Revealing the Working Mechanisms of Planar Perovskite Solar Cells With Cross-Sectional Surface Potential Profiling

Abstract

With the rapid improvement in the efficiencies of perovskite solar cells (PSCs), understanding their working mechanisms becomes more and more critical for their further optimization. In this work, Kelvin probe force microscopy (KPFM) is utilized to characterize the surface potential (SP) distribution on the cross-sectional surface of planar PSCs.

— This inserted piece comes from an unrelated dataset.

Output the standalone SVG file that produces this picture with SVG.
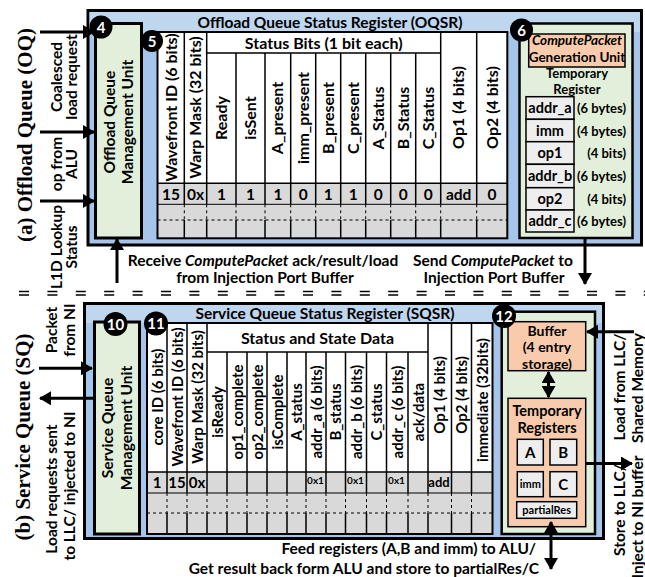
<svg xmlns="http://www.w3.org/2000/svg" width="645" height="577" viewBox="0 0 645 577">
<defs>
<marker id="ah" markerUnits="userSpaceOnUse" viewBox="0 0 12 14" refX="11" refY="7" markerWidth="12" markerHeight="14" orient="auto-start-reverse"><path d="M0,0 L12,7 L0,14 z" fill="#000"/></marker>
<style>
.b{font-family:Lato,"Liberation Sans",Arial,sans-serif;font-weight:700;fill:#000}
.s{font-family:"Liberation Serif","Times New Roman",serif;font-weight:700;fill:#000}
.m{text-anchor:middle}
.e{text-anchor:end}
.i{font-style:italic}
.outer{fill:#a5c6ea;stroke:#000;stroke-width:3}
.band{fill:#bfd6ef}
.mgmt{fill:#e2efda;stroke:#000;stroke-width:3}
.grn{fill:#e2efda;stroke:#000;stroke-width:2.5}
.org{fill:#f8cbad;stroke:#000;stroke-width:1.5}
.reg{fill:#eeeeee;stroke:#000;stroke-width:1.5}
.tl{fill:none;stroke:#000;stroke-width:1.5}
.tt{fill:none;stroke:#000;stroke-width:1}
.td{fill:none;stroke:#000;stroke-width:1;stroke-dasharray:3 3}
.arr{fill:none;stroke:#000;stroke-width:3}
.sep{fill:none;stroke:#000;stroke-width:1.5;stroke-dasharray:10 18.4}
.circ{fill:#000}
.cn{font-family:Lato,"Liberation Sans",Arial,sans-serif;font-weight:700;fill:#fff;text-anchor:middle;font-size:15px}
</style>
</defs>
<rect width="645" height="577" fill="#fff"/>

<!-- ===== Offload Queue ===== -->
<g id="oq-frame">
<rect class="outer" x="88" y="10.5" width="553.5" height="234.5"/>
<rect class="band" x="89.5" y="12" width="550.5" height="20"/>
<text class="b m" x="330" y="28" font-size="15.5">Offload Queue Status Register (OQSR)</text>
</g>

<g id="oq-label">
<text class="s m" font-size="21" transform="translate(32,135) rotate(-90)">(a) Offload Queue (OQ)</text>
<text class="b m" font-size="15.5" transform="translate(62,77) rotate(-90)">Coalesced</text>
<text class="b m" font-size="15.5" transform="translate(77,77) rotate(-90)">load request</text>
<text class="b m" font-size="15.5" transform="translate(62,164) rotate(-90)">op from</text>
<text class="b m" font-size="15.5" transform="translate(77,164) rotate(-90)">ALU</text>
<text class="b m" font-size="15.5" transform="translate(62,247) rotate(-90)">L1D Lookup</text>
<text class="b m" font-size="15.5" transform="translate(77,247) rotate(-90)">Status</text>
</g>

<g id="oq-mgmt">
<rect class="mgmt" x="95.5" y="23.5" width="46" height="214.5"/>
<text class="b m" font-size="15.5" transform="translate(115,122) rotate(-90)">Offload Queue</text>
<text class="b m" font-size="15.5" transform="translate(133,122) rotate(-90)">Management Unit</text>
<circle class="circ" cx="101" cy="27" r="11.5"/>
<text class="cn" x="101" y="32.5">4</text>
</g>

<g id="oqsr">
<rect x="157.5" y="32" width="349.8" height="151.3" fill="#fff"/>
<rect x="157.5" y="183.3" width="349.8" height="55" fill="#d9d9d9"/>
<path class="tl" d="M184.3,32V204.3M206.7,32V204.3M440.7,32V204.3M476.7,32V204.3M236,53V204.3M265,53V204.3M290.7,53V204.3M315.7,53V204.3M340.7,53V204.3M365.7,53V204.3M390.7,53V204.3M415.7,53V204.3M206.7,53H440.7M157.5,183.3H507.3"/>
<path class="tl" d="M184.3,220V238.3M206.7,220V238.3M236,220V238.3M265,220V238.3M290.7,220V238.3M315.7,220V238.3M340.7,220V238.3M365.7,220V238.3M390.7,220V238.3M415.7,220V238.3M440.7,220V238.3M476.7,220V238.3"/>
<path class="tt" d="M157.5,204.3H507.3"/>
<path class="td" d="M184.3,204.3V220M206.7,204.3V220M236,204.3V220M265,204.3V220M290.7,204.3V220M315.7,204.3V220M340.7,204.3V220M365.7,204.3V220M390.7,204.3V220M415.7,204.3V220M440.7,204.3V220M476.7,204.3V220M157.5,220H507.3"/>
<rect x="157.5" y="32" width="349.8" height="206.3" fill="none" stroke="#000" stroke-width="2"/>
<text class="b m" x="323.7" y="48.5" font-size="16">Status Bits (1 bit each)</text>
<g class="b m" font-size="16">
<text transform="translate(176.5,107.5) rotate(-90)">Wavefront ID (6 bits)</text>
<text transform="translate(201,107.5) rotate(-90)">Warp Mask (32 bits)</text>
<text transform="translate(227,118) rotate(-90)">Ready</text>
<text transform="translate(256,118) rotate(-90)">isSent</text>
<text transform="translate(283.4,118) rotate(-90)">A_present</text>
<text transform="translate(308.7,118) rotate(-90)">imm_present</text>
<text transform="translate(333.7,118) rotate(-90)">B_present</text>
<text transform="translate(358.7,118) rotate(-90)">C_present</text>
<text transform="translate(383.7,118) rotate(-90)">A_Status</text>
<text transform="translate(408.7,118) rotate(-90)">B_Status</text>
<text transform="translate(433.7,118) rotate(-90)">C_Status</text>
<text transform="translate(464.2,107.5) rotate(-90)">Op1 (4 bits)</text>
<text transform="translate(497.5,107.5) rotate(-90)">Op2 (4 bits)</text>
</g>
<g class="b m" font-size="15.5">
<text x="171" y="200">15</text>
<text x="195.5" y="200">0x</text>
<text x="221.4" y="200">1</text>
<text x="250.5" y="200">1</text>
<text x="277.9" y="200">1</text>
<text x="303.2" y="200">0</text>
<text x="328.2" y="200">1</text>
<text x="353.2" y="200">1</text>
<text x="378.2" y="200">0</text>
<text x="403.2" y="200">0</text>
<text x="428.2" y="200">0</text>
<text x="458.7" y="200">add</text>
<text x="492" y="200">0</text>
</g>
<circle class="circ" cx="152" cy="41" r="11"/>
<text class="cn" x="152" y="46.5">5</text>
</g>

<g id="oq-packet-gen">
<rect class="grn" x="519.5" y="23.5" width="113" height="214.5"/>
<rect class="org" x="528.7" y="34" width="96.3" height="33"/>
<text class="b m i" x="577" y="45" font-size="13.5">ComputePacket</text>
<text class="b m" x="577" y="62" font-size="13.5">Generation Unit</text>
<text class="b m" x="577" y="77.5" font-size="13">Temporary</text>
<text class="b m" x="577" y="93.5" font-size="13">Register</text>
<rect class="reg" x="526" y="96.7" width="48" height="22.6"/>
<rect class="reg" x="526" y="119.3" width="48" height="22.4"/>
<rect class="reg" x="526" y="141.7" width="48" height="22.6"/>
<rect class="reg" x="526" y="164.3" width="48" height="23.4"/>
<rect class="reg" x="526" y="187.7" width="48" height="22.3"/>
<rect class="reg" x="526" y="210" width="48" height="22"/>
<g class="b m" font-size="14.5">
<text x="550" y="113">addr_a</text>
<text x="550" y="135.5">imm</text>
<text x="550" y="158">op1</text>
<text x="550" y="180.5">addr_b</text>
<text x="550" y="203.5">op2</text>
<text x="550" y="225.5">addr_c</text>
</g>
<g class="b e" font-size="13">
<text x="626" y="113">(6 bytes)</text>
<text x="626" y="135.5">(4 bytes)</text>
<text x="626" y="158">(4 bits)</text>
<text x="626" y="180.5">(6 bytes)</text>
<text x="626" y="203.5">(4 bits)</text>
<text x="626" y="225.5">(6 bytes)</text>
</g>
<circle class="circ" cx="521.5" cy="30" r="11.5"/>
<text class="cn" x="521.5" y="35.5">6</text>
</g>

<g id="oq-texts">
<text class="b m" x="263" y="266" font-size="15.5">Receive <tspan class="i">ComputePacket</tspan> ack/result/load</text>
<text class="b m" x="265" y="283" font-size="15.5">from Injection Port Buffer</text>
<text class="b m" x="493" y="266" font-size="15.5">Send <tspan class="i">ComputePacket</tspan> to</text>
<text class="b m" x="494" y="283" font-size="15.5">Injection Port Buffer</text>
</g>

<g id="separator">
<path class="sep" d="M19,291.5H645M19,295H645"/>
</g>

<!-- ===== Service Queue ===== -->
<g id="sq-frame">
<rect class="outer" x="84.5" y="303.5" width="519" height="235"/>
<rect class="band" x="86" y="305" width="516" height="18"/>
<text class="b m" x="325" y="319" font-size="15.5">Service Queue Status Register (SQSR)</text>
</g>

<g id="sq-label">
<text class="s m" font-size="21" transform="translate(30,437) rotate(-90)">(b) Service Queue (SQ)</text>
<text class="b m" font-size="15.5" transform="translate(57,330) rotate(-90)">Packet</text>
<text class="b m" font-size="15.5" transform="translate(75,330) rotate(-90)">from NI</text>
<text class="b m" font-size="15.5" transform="translate(57,489) rotate(-90)">Load requests sent</text>
<text class="b m" font-size="15.5" transform="translate(75,486) rotate(-90)">to LLC/ injected to NI</text>
<text class="b m" font-size="15.5" transform="translate(625,387) rotate(-90)">Load from LLC/</text>
<text class="b m" font-size="15.5" transform="translate(643,388) rotate(-90)">Shared Memory</text>
<text class="b m" font-size="15.5" transform="translate(625,510) rotate(-90)">Store to LLC/</text>
<text class="b m" font-size="15.5" transform="translate(643,517) rotate(-90)">Inject to NI buffer</text>
</g>

<g id="sq-mgmt">
<rect class="mgmt" x="94.5" y="322" width="45" height="212"/>
<text class="b m" font-size="15.5" transform="translate(113,428) rotate(-90)">Service Queue</text>
<text class="b m" font-size="15.5" transform="translate(132,428) rotate(-90)">Management Unit</text>
<circle class="circ" cx="115.5" cy="324" r="12"/>
<text class="cn" x="115.5" y="329.5" font-size="14">10</text>
</g>

<g id="sqsr">
<rect x="147" y="323" width="345.5" height="149" fill="#fff"/>
<rect x="147" y="472" width="345.5" height="62" fill="#d9d9d9"/>
<path class="tl" d="M167,323V493M187,323V493M207,323V493M428,323V493M451.5,323V493M471.5,323V493M227,352V493M247,352V493M267,352V493M287,352V493M306,352V493M326,352V493M345.5,352V493M366.5,352V493M386.5,352V493M408,352V493M207,352H428M147,472H492.5"/>
<path class="tl" d="M167,513V534M187,513V534M207,513V534M227,513V534M247,513V534M267,513V534M287,513V534M306,513V534M326,513V534M345.5,513V534M366.5,513V534M386.5,513V534M408,513V534M428,513V534M451.5,513V534M471.5,513V534"/>
<path class="tt" d="M147,493H492.5"/>
<path class="td" d="M167,493V513M187,493V513M207,493V513M227,493V513M247,493V513M267,493V513M287,493V513M306,493V513M326,493V513M345.5,493V513M366.5,493V513M386.5,493V513M408,493V513M428,493V513M451.5,493V513M471.5,493V513M147,513H492.5"/>
<rect x="147" y="323" width="345.5" height="211" fill="none" stroke="#000" stroke-width="2"/>
<text class="b m" x="317.5" y="344" font-size="16">Status and State Data</text>
<g class="b m" font-size="15">
<text transform="translate(162.5,397) rotate(-90)">core ID (6 bits)</text>
<text transform="translate(182.5,397) rotate(-90)">Wavefront ID (6 bits)</text>
<text transform="translate(202.5,397) rotate(-90)">Warp Mask (32 bits)</text>
<text transform="translate(222.5,412) rotate(-90)">isReady</text>
<text transform="translate(242.5,412) rotate(-90)">op1_complete</text>
<text transform="translate(262.5,412) rotate(-90)">op2_complete</text>
<text transform="translate(282.5,412) rotate(-90)">isComplete</text>
<text transform="translate(302,412) rotate(-90)">A_status</text>
<text transform="translate(321.5,412) rotate(-90)">addr_a (6 bits)</text>
<text transform="translate(341.2,412) rotate(-90)">B_status</text>
<text transform="translate(361.5,412) rotate(-90)">addr_b (6 bits)</text>
<text transform="translate(382,412) rotate(-90)">C_status</text>
<text transform="translate(402.7,412) rotate(-90)">addr_c (6 bits)</text>
<text transform="translate(423.5,412) rotate(-90)">ack/data</text>
<text transform="translate(445.2,395) rotate(-90)">Op1 (4 bits)</text>
<text transform="translate(467,395) rotate(-90)">Op2 (4 bits)</text>
<text transform="translate(487.5,400) rotate(-90)">immediate (32bits)</text>
</g>
<g class="b m" font-size="15">
<text x="157" y="488">1</text>
<text x="177" y="488">15</text>
<text x="197" y="488">0x</text>
</g>
<g class="b m" font-size="10">
<text x="315.5" y="484">0x1</text>
<text x="355.5" y="484">0x1</text>
<text x="396.5" y="484">0x1</text>
</g>
<text class="b m" x="439" y="487" font-size="13">add</text>
<circle class="circ" cx="156" cy="323.5" r="12"/>
<text class="cn" x="156" y="329" font-size="14">11</text>
</g>

<g id="sq-buffer">
<rect class="grn" x="501.7" y="311.7" width="93.3" height="222.3"/>
<rect class="org" x="508" y="321.7" width="77.7" height="49"/>
<text class="b m" x="547" y="335.5" font-size="14">Buffer</text>
<text class="b m" x="547" y="352.4" font-size="14">(4 entry</text>
<text class="b m" x="547" y="369.3" font-size="14">storage)</text>
<rect class="org" x="508" y="398.3" width="77.7" height="128.4"/>
<text class="b m" x="547" y="416" font-size="14.5">Temporary</text>
<text class="b m" x="547" y="433" font-size="14.5">Registers</text>
<rect class="reg" x="517.3" y="439.3" width="26" height="25.7"/>
<rect class="reg" x="550" y="439.3" width="26.7" height="25.7"/>
<rect class="reg" x="517.3" y="471.7" width="26" height="25"/>
<rect class="reg" x="550" y="471.7" width="26.7" height="25"/>
<rect class="reg" x="516.7" y="501.7" width="60" height="16.6"/>
<text class="b m" x="530.3" y="457.5" font-size="15">A</text>
<text class="b m" x="563.3" y="457.5" font-size="15">B</text>
<text class="b m" x="530.3" y="488" font-size="11">imm</text>
<text class="b m" x="563.3" y="489.5" font-size="15">C</text>
<text class="b m" x="546.7" y="514" font-size="11">partialRes</text>
<circle class="circ" cx="504" cy="316" r="12"/>
<text class="cn" x="504" y="321.5" font-size="14">12</text>
</g>

<g id="sq-texts">
<text class="b e" x="536" y="554" font-size="15.5">Feed registers (A,B and imm) to ALU/</text>
<text class="b e" x="539" y="574" font-size="15.5">Get result back form ALU and store to partialRes/C</text>
</g>

<g id="connectors">
<path class="arr" marker-end="url(#ah)" d="M40,32H94"/>
<path class="arr" marker-end="url(#ah)" d="M40,132H94"/>
<path class="arr" marker-end="url(#ah)" d="M40,201H94"/>
<path class="arr" marker-end="url(#ah)" d="M117,283V239"/>
<path class="arr" marker-end="url(#ah)" d="M585,238V284"/>
<path class="arr" marker-end="url(#ah)" d="M39,368.3H92"/>
<path class="arr" marker-end="url(#ah)" d="M94,398.3H40"/>
<path class="arr" marker-end="url(#ah)" d="M634,331.7H587"/>
<path class="arr" marker-end="url(#ah)" d="M586,463.5H632"/>
<path class="arr" marker-start="url(#ah)" marker-end="url(#ah)" d="M548.5,372V397"/>
<path class="arr" marker-start="url(#ah)" marker-end="url(#ah)" d="M551,522V569"/>
</g>
</svg>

Devices with regular structure Indium Tin Oxide (ITO)/ZnO/perovskite/2,2′,7,-7′-tetrakis(N,N-di-p-metho-xyphenylamine)-9,9′-spirobifluorene (spiro-OMeTAD)/Au and inverted structure Fluorine doped Tin Oxide (FTO)/nickel oxide ( $\text{NiO}_{x}$ )/perovskite/ZnO/Ag are studied. The analysis of KPFM measurement indicates that, while p-n junction forms at the perovskite/ZnO interface in regular planar PSCs, p-i-n junction exists in inverted planar PSCs with electric field peaks at perovskite/ $\text{NiO}_{x}$ and perovskite/ZnO interfaces. In addition, charge injection barriers in planar PSCs are revealed with relative SP profiles obtained under different biases. In regular PSCs, charge injection barriers are only observed at the perovskite/ZnO interface and the contact between perovskite and spiro-OMeTAD is an ideal ohmic contact, while in inverted PSCs, charge injection barriers are observed at both perovskite/ZnO and perovskite/ $\text{NiO}_{x}$ contacts. The appearance of additional charge injection barriers in inverted PSCs exacerbates the charge recombination in these devices and leads to their relatively low open-circuit voltages. Our result indicates that the inefficient charge extraction is a major problem affecting the performance of planar PSCs.